WRITTEN PROBLEM:
Identify every line containing the word "that" and reproduce each one.

PROVIDED DATA:
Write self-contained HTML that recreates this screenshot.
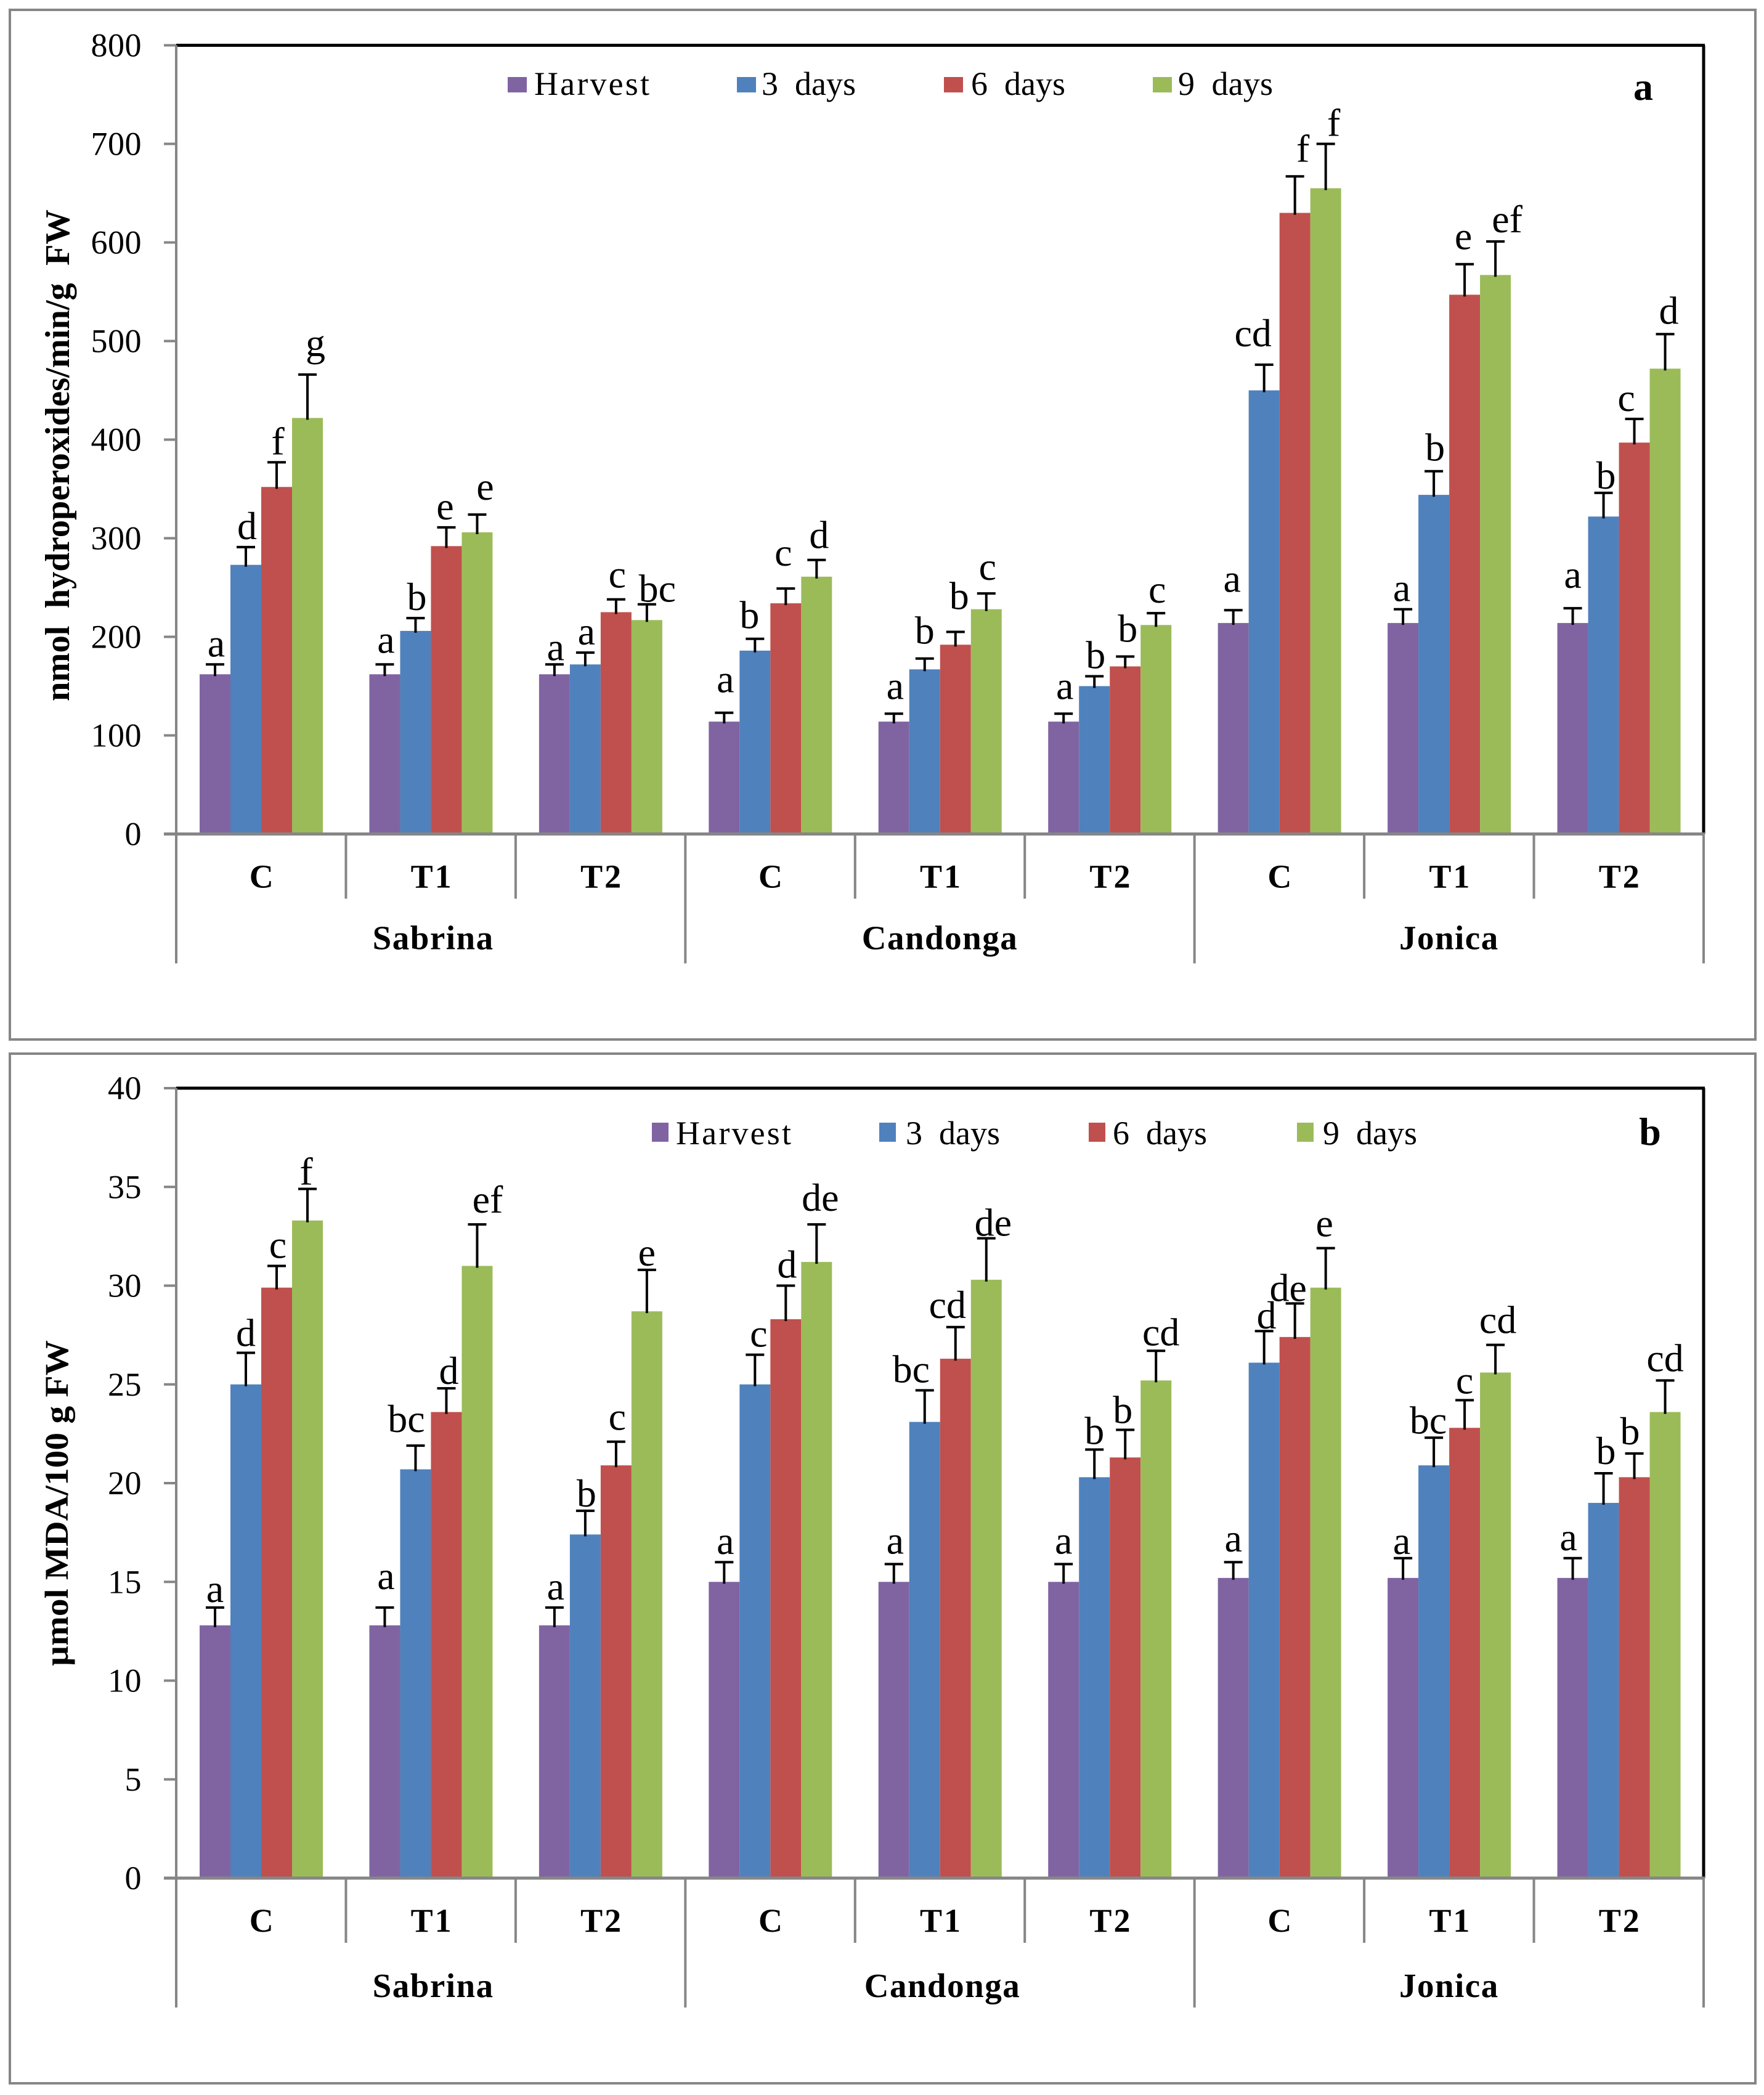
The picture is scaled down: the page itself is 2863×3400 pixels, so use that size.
<!DOCTYPE html>
<html lang="en">
<head>
<meta charset="utf-8">
<title>Hydroperoxide and MDA bar charts</title>
<style>
html,body{margin:0;padding:0;background:#fff;}
svg{display:block;}
text{font-family:"Liberation Serif",serif;fill:#000;}
</style>
</head>
<body>
<svg id="figure" xmlns="http://www.w3.org/2000/svg" width="2863" height="3400" viewBox="0 0 2863 3400">
  <rect x="0" y="0" width="2863" height="3400" fill="#fff"/>
  <rect x="16" y="16" width="2833" height="1671" fill="#fff" stroke="#868686" stroke-width="4"/>
  <rect x="16" y="1710" width="2833" height="1671" fill="#fff" stroke="#868686" stroke-width="4"/>
  <g id="panel-a"></g>
  <g id="panel-b"></g>

  <text transform="translate(112,1138) rotate(-90)" font-size="56" font-weight="bold" textLength="798" lengthAdjust="spacingAndGlyphs" xml:space="preserve">nmol  hydroperoxides/min/g  FW</text>
  <text transform="translate(110,2704) rotate(-90)" font-size="54" font-weight="bold" textLength="529" lengthAdjust="spacingAndGlyphs">µmol MDA/100 g FW</text>

  <g font-size="54">
    <rect x="824" y="125" width="31" height="25" fill="#8064A2"/>
    <text x="867" y="154" textLength="187">Harvest</text>
    <rect x="1196" y="125" width="31" height="25" fill="#4F81BD"/>
    <text x="1236" y="154" textLength="153" xml:space="preserve">3  days</text>
    <rect x="1532" y="125" width="31" height="25" fill="#C0504D"/>
    <text x="1576" y="154" textLength="153" xml:space="preserve">6  days</text>
    <rect x="1871" y="125" width="31" height="25" fill="#9BBB59"/>
    <text x="1912" y="154" textLength="154" xml:space="preserve">9  days</text>
  </g>
  <g font-size="54">
    <rect x="1058" y="1822" width="27" height="31" fill="#8064A2"/>
    <text x="1097" y="1857" textLength="187">Harvest</text>
    <rect x="1427" y="1822" width="27" height="31" fill="#4F81BD"/>
    <text x="1470" y="1857" textLength="153" xml:space="preserve">3  days</text>
    <rect x="1767" y="1822" width="27" height="31" fill="#C0504D"/>
    <text x="1806" y="1857" textLength="153" xml:space="preserve">6  days</text>
    <rect x="2105" y="1822" width="27" height="31" fill="#9BBB59"/>
    <text x="2147" y="1857" textLength="153" xml:space="preserve">9  days</text>
  </g>
  <text x="2667" y="162" font-size="64" font-weight="bold" text-anchor="middle">a</text>
  <text x="2678" y="1858" font-size="64" font-weight="bold" text-anchor="middle">b</text>
</svg>
<script>
// Shared categories
const treatments = ["C", "T1", "T2", "C", "T1", "T2", "C", "T1", "T2"];
const varieties = ["Sabrina", "Candonga", "Jonica"];
const seriesNames = ["harvest", "3-days", "6-days", "9-days"];

// Panel a values: nmol hydroperoxides/min/g FW
const ticksA = [0, 100, 200, 300, 400, 500, 600, 700, 800];
const harvestA = [162, 162, 162, 114, 114, 114, 214, 214, 214];
const days3A = [273, 206, 172, 186, 167, 150, 450, 344, 322];
const days6A = [352, 292, 225, 234, 192, 170, 630, 547, 397];
const days9A = [422, 306, 217, 261, 228, 212, 655, 567, 472];
const harvestErrA = [172, 172, 172, 123, 122, 122, 227, 228, 229];
const days3ErrA = [291, 219, 184, 198, 178, 160, 476, 368, 346];
const days6ErrA = [377, 311, 238, 249, 205, 180, 667, 578, 421];
const days9ErrA = [466, 324, 233, 278, 244, 224, 700, 601, 507];
const harvestLettersA = ["a", "a", "a", "a", "a", "a", "a", "a", "a"];
const days3LettersA = ["d", "b", "a", "b", "b", "b", "cd", "b", "b"];
const days6LettersA = ["f", "e", "c", "c", "b", "b", "f", "e", "c"];
const days9LettersA = ["g", "e", "bc", "d", "c", "c", "f", "ef", "d"];

// Panel b values: umol MDA/100 g FW
const ticksB = [0, 5, 10, 15, 20, 25, 30, 35, 40];
const harvestB = [12.8, 12.8, 12.8, 15, 15, 15, 15.2, 15.2, 15.2];
const days3B = [25, 20.7, 17.4, 25, 23.1, 20.3, 26.1, 20.9, 19];
const days6B = [29.9, 23.6, 20.9, 28.3, 26.3, 21.3, 27.4, 22.8, 20.3];
const days9B = [33.3, 31, 28.7, 31.2, 30.3, 25.2, 29.9, 25.6, 23.6];
const harvestErrB = [13.7, 13.7, 13.7, 16, 15.9, 15.9, 16, 16.2, 16.2];
const days3ErrB = [26.6, 21.9, 18.6, 26.5, 24.7, 21.7, 27.7, 22.3, 20.5];
const days6ErrB = [31, 24.8, 22.1, 30, 27.9, 22.7, 29.1, 24.2, 21.5];
const days9ErrB = [34.9, 33.1, 30.8, 33.1, 32.4, 26.7, 31.9, 27, 25.2];
const harvestLettersB = ["a", "a", "a", "a", "a", "a", "a", "a", "a"];
const days3LettersB = ["d", "bc", "b", "c", "bc", "b", "d", "bc", "b"];
const days6LettersB = ["c", "d", "c", "d", "cd", "b", "de", "c", "b"];
const days9LettersB = ["f", "ef", "e", "de", "de", "cd", "e", "cd", "cd"];

// Layout only: hand-placed letter offsets from the default spot above each cap,
// keyed "series-group". Letters still follow the data.
const letterOffsetsA = {
  "3-0":[11,-17], "0-1":[0,-6], "2-1":[-4,0], "3-1":[11,-11],
  "0-2":[0,6], "2-2":[0,-6], "3-2":[15,9],
  "0-3":[0,-20], "1-3":[-11,-4], "2-3":[-6,-24], "3-3":[2,-6],
  "0-4":[0,-11], "1-4":[-2,-11], "2-4":[4,-24], "3-4":[0,-9],
  "0-5":[0,-11], "2-5":[2,-11], "3-5":[0,-4],
  "0-6":[-4,-17], "1-6":[-20,-17], "2-6":[11,-11], "3-6":[11,0],
  "0-7":[-4,0], "1-7":[0,-4], "2-7":[-4,-11], "3-7":[17,-2],
  "0-8":[-2,-20], "1-8":[2,6], "2-8":[-15,0], "3-8":[4,-4]
};
const letterOffsetsB = {
  "0-0":[-2,4], "1-0":[-2,2], "3-0":[-4,6],
  "0-1":[0,-17], "1-1":[-17,-9], "2-1":[2,6], "3-1":[15,-6],
  "1-2":[0,6], "2-2":[0,-6], "3-2":[-2,6],
  "1-3":[4,0], "3-3":[4,-9],
  "0-4":[0,-4], "1-4":[-24,0], "2-4":[-15,-2], "3-4":[9,9],
  "0-5":[-2,-4], "1-5":[-2,4], "2-5":[-6,2], "3-5":[6,4],
  "0-6":[-2,-4], "1-6":[2,9], "2-6":[-13,9], "3-6":[-4,-6],
  "0-7":[-4,6], "1-7":[-11,6], "2-7":[-2,2], "3-7":[2,-6],
  "0-8":[-9,0], "1-8":[2,-2], "2-8":[-9,-2], "3-8":[-2,-2]
};

const colors = ["#8064A2", "#4F81BD", "#C0504D", "#9BBB59"];
const SVGNS = "http://www.w3.org/2000/svg";

function mk(parent, tag, attrs, txt) {
  const el = document.createElementNS(SVGNS, tag);
  for (const k in attrs) el.setAttribute(k, attrs[k]);
  if (txt !== undefined) el.textContent = txt;
  parent.appendChild(el);
  return el;
}

function drawPanel(opts) {
  const g = document.getElementById(opts.id);
  const left = 286, right = 2765;
  const top = opts.top, base = opts.base;
  const maxV = opts.ticks[opts.ticks.length - 1];
  const yOf = v => base - (v / maxV) * (base - top);
  const groupW = (right - left) / treatments.length;
  const groupX = i => left + i * groupW;
  const barW = 50;
  const barX = (i, j) => groupX(i) + 38 + j * barW;

  // plot outline: black top and right, gray left and bottom
  const topLine = mk(g, "line", {x1: left, y1: top, x2: right + 2, y2: top, stroke: "#000", "stroke-width": 5});
  
  
  const rightLine = mk(g, "line", {x1: right, y1: top, x2: right, y2: base, stroke: "#000", "stroke-width": 5});
  
  

  // bars and error bars
  opts.values.forEach((series, j) => {
    series.forEach((v, i) => {
      const x = barX(i, j), y = yOf(v);
      const bar = mk(g, "rect", {x: x, y: y, width: barW, height: base - y, fill: colors[j]});
      
      
      const cx = x + barW / 2;
      const ey = yOf(opts.errors[j][i]);
      const stem = mk(g, "line", {x1: cx, y1: y + 3, x2: cx, y2: ey, stroke: "#000", "stroke-width": 4});
      
      
      const cap = mk(g, "line", {x1: cx - 15, y1: ey, x2: cx + 15, y2: ey, stroke: "#000", "stroke-width": 4});
      
      
    });
  });

  // significance letters drawn above all bars
  opts.letters.forEach((series, j) => {
    series.forEach((letter, i) => {
      const offset = opts.offsets[j + "-" + i] || [0, 0];
      const cx = barX(i, j) + barW / 2;
      const ey = yOf(opts.errors[j][i]);
      const label = mk(g, "text", {x: cx + 2 + offset[0], y: ey - 13 + offset[1], "font-size": 64, "text-anchor": "middle"}, letter);
      
      
    });
  });

  // axes
  const yAxis = mk(g, "line", {x1: left, y1: top, x2: left, y2: base + opts.longDrop, stroke: "#868686", "stroke-width": 4});
  
  
  const xAxis = mk(g, "line", {x1: left - 20, y1: base, x2: right + 2, y2: base, stroke: "#868686", "stroke-width": 5});
  
  

  opts.ticks.forEach(t => {
    const y = yOf(t);
    const mark = mk(g, "line", {x1: left - 20, y1: y, x2: left, y2: y, stroke: "#868686", "stroke-width": 4});
    
    
    const lab = mk(g, "text", {x: 230, y: y + 18, "font-size": 54, "text-anchor": "end", "letter-spacing": 0.5}, String(t));
    
    
  });

  // category separators and labels
  for (let i = 1; i <= treatments.length; i++) {
    const long = i % 3 === 0;
    const sep = mk(g, "line", {x1: groupX(i), y1: base, x2: groupX(i), y2: base + (long ? opts.longDrop : opts.shortDrop), stroke: "#868686", "stroke-width": 4});
    
    
  }
  treatments.forEach((t, i) => {
    const lab = mk(g, "text", {x: groupX(i) + groupW / 2 + 2, y: base + 87, "font-size": 54, "font-weight": "bold", "text-anchor": "middle", "letter-spacing": 3}, t);
    
    
  });
  varieties.forEach((v, i) => {
    const lab = mk(g, "text", {x: groupX(i * 3) + groupW * 1.5 + opts.varietyShift[i], y: base + opts.varietyDrop, "font-size": 55, "font-weight": "bold", "text-anchor": "middle", "letter-spacing": 1.5}, v);
    
    
  });
}

drawPanel({
  id: "panel-a", top: 73.5, base: 1353.5, ticks: ticksA,
  values: [harvestA, days3A, days6A, days9A],
  errors: [harvestErrA, days3ErrA, days6ErrA, days9ErrA],
  letters: [harvestLettersA, days3LettersA, days6LettersA, days9LettersA],
  offsets: letterOffsetsA,
  shortDrop: 105, longDrop: 210, varietyDrop: 187, varietyShift: [4, 0, 0]
});
drawPanel({
  id: "panel-b", top: 1766, base: 3048, ticks: ticksB,
  values: [harvestB, days3B, days6B, days9B],
  errors: [harvestErrB, days3ErrB, days6ErrB, days9ErrB],
  letters: [harvestLettersB, days3LettersB, days6LettersB, days9LettersB],
  offsets: letterOffsetsB,
  shortDrop: 105, longDrop: 210, varietyDrop: 193, varietyShift: [4, 4, 0]
});
</script>
</body>
</html>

CORRECT OUTPUT:
Write self-contained HTML that recreates this screenshot.
The picture is scaled down: the page itself is 2863×3400 pixels, so use that size.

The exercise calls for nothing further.